## Exercise goal
Every line of the material is to be quoted verbatim, minus the pictures.

## Supplied data
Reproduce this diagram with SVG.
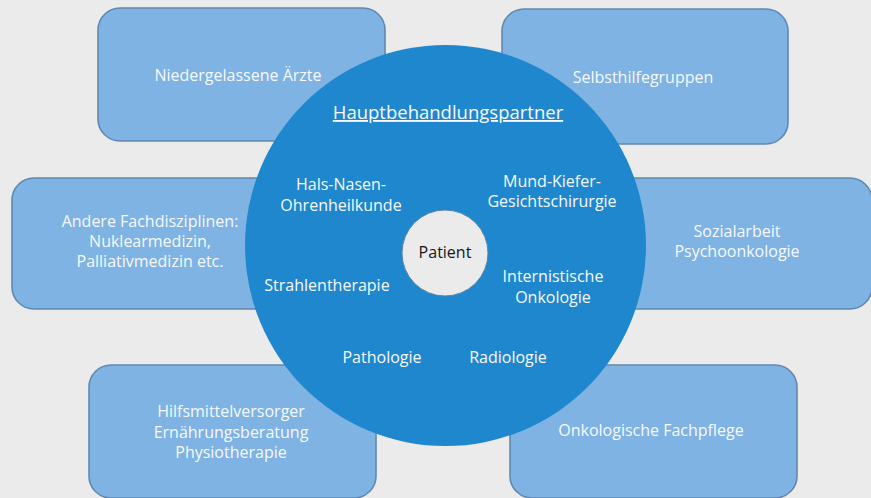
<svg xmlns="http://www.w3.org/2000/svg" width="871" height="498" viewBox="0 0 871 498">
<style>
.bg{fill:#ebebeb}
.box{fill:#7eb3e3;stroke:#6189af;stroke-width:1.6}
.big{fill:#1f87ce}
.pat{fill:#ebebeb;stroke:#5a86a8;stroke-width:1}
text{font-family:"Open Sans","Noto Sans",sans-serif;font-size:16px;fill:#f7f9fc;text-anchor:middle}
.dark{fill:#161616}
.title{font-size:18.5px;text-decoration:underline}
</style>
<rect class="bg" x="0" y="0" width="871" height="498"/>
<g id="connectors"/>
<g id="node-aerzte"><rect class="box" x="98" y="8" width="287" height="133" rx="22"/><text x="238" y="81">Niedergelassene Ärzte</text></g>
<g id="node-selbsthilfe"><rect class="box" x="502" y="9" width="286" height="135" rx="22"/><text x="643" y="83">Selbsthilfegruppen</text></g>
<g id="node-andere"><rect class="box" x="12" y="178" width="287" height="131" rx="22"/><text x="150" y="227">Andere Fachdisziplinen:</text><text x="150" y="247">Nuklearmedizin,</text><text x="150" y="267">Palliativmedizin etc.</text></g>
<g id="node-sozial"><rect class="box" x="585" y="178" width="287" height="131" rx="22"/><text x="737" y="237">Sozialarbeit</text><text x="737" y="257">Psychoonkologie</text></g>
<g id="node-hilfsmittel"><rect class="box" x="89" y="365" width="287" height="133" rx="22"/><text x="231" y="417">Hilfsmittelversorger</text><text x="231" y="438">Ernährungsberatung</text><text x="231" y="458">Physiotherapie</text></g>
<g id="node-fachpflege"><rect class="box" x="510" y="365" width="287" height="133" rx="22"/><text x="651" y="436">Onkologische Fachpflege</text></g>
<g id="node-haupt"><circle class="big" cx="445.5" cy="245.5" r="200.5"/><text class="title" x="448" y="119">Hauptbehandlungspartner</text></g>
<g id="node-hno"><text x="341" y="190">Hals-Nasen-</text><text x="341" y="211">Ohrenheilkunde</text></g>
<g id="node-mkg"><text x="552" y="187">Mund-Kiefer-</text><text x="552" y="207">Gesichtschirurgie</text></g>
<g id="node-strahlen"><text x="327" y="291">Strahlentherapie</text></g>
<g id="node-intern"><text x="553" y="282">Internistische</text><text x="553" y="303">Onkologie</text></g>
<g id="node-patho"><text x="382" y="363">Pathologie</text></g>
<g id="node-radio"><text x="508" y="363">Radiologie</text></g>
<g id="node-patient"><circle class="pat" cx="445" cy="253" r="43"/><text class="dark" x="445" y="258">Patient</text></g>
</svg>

## Result
Reproduce this diagram with SVG.
<svg xmlns="http://www.w3.org/2000/svg" width="871" height="498" viewBox="0 0 871 498">
<style>
.bg{fill:#ebebeb}
.box{fill:#7eb3e3;stroke:#6189af;stroke-width:1.6}
.big{fill:#1f87ce}
.pat{fill:#ebebeb;stroke:#5a86a8;stroke-width:1}
text{font-family:"Open Sans","Noto Sans",sans-serif;font-size:16px;fill:#f7f9fc;text-anchor:middle}
.dark{fill:#161616}
.title{font-size:18.5px;text-decoration:underline}
</style>
<rect class="bg" x="0" y="0" width="871" height="498"/>
<g id="connectors"/>
<g id="node-aerzte"><rect class="box" x="98" y="8" width="287" height="133" rx="22"/><text x="238" y="81">Niedergelassene Ärzte</text></g>
<g id="node-selbsthilfe"><rect class="box" x="502" y="9" width="286" height="135" rx="22"/><text x="643" y="83">Selbsthilfegruppen</text></g>
<g id="node-andere"><rect class="box" x="12" y="178" width="287" height="131" rx="22"/><text x="150" y="227">Andere Fachdisziplinen:</text><text x="150" y="247">Nuklearmedizin,</text><text x="150" y="267">Palliativmedizin etc.</text></g>
<g id="node-sozial"><rect class="box" x="585" y="178" width="287" height="131" rx="22"/><text x="737" y="237">Sozialarbeit</text><text x="737" y="257">Psychoonkologie</text></g>
<g id="node-hilfsmittel"><rect class="box" x="89" y="365" width="287" height="133" rx="22"/><text x="231" y="417">Hilfsmittelversorger</text><text x="231" y="438">Ernährungsberatung</text><text x="231" y="458">Physiotherapie</text></g>
<g id="node-fachpflege"><rect class="box" x="510" y="365" width="287" height="133" rx="22"/><text x="651" y="436">Onkologische Fachpflege</text></g>
<g id="node-haupt"><circle class="big" cx="445.5" cy="245.5" r="200.5"/><text class="title" x="448" y="119">Hauptbehandlungspartner</text></g>
<g id="node-hno"><text x="341" y="190">Hals-Nasen-</text><text x="341" y="211">Ohrenheilkunde</text></g>
<g id="node-mkg"><text x="552" y="187">Mund-Kiefer-</text><text x="552" y="207">Gesichtschirurgie</text></g>
<g id="node-strahlen"><text x="327" y="291">Strahlentherapie</text></g>
<g id="node-intern"><text x="553" y="282">Internistische</text><text x="553" y="303">Onkologie</text></g>
<g id="node-patho"><text x="382" y="363">Pathologie</text></g>
<g id="node-radio"><text x="508" y="363">Radiologie</text></g>
<g id="node-patient"><circle class="pat" cx="445" cy="253" r="43"/><text class="dark" x="445" y="258">Patient</text></g>
</svg>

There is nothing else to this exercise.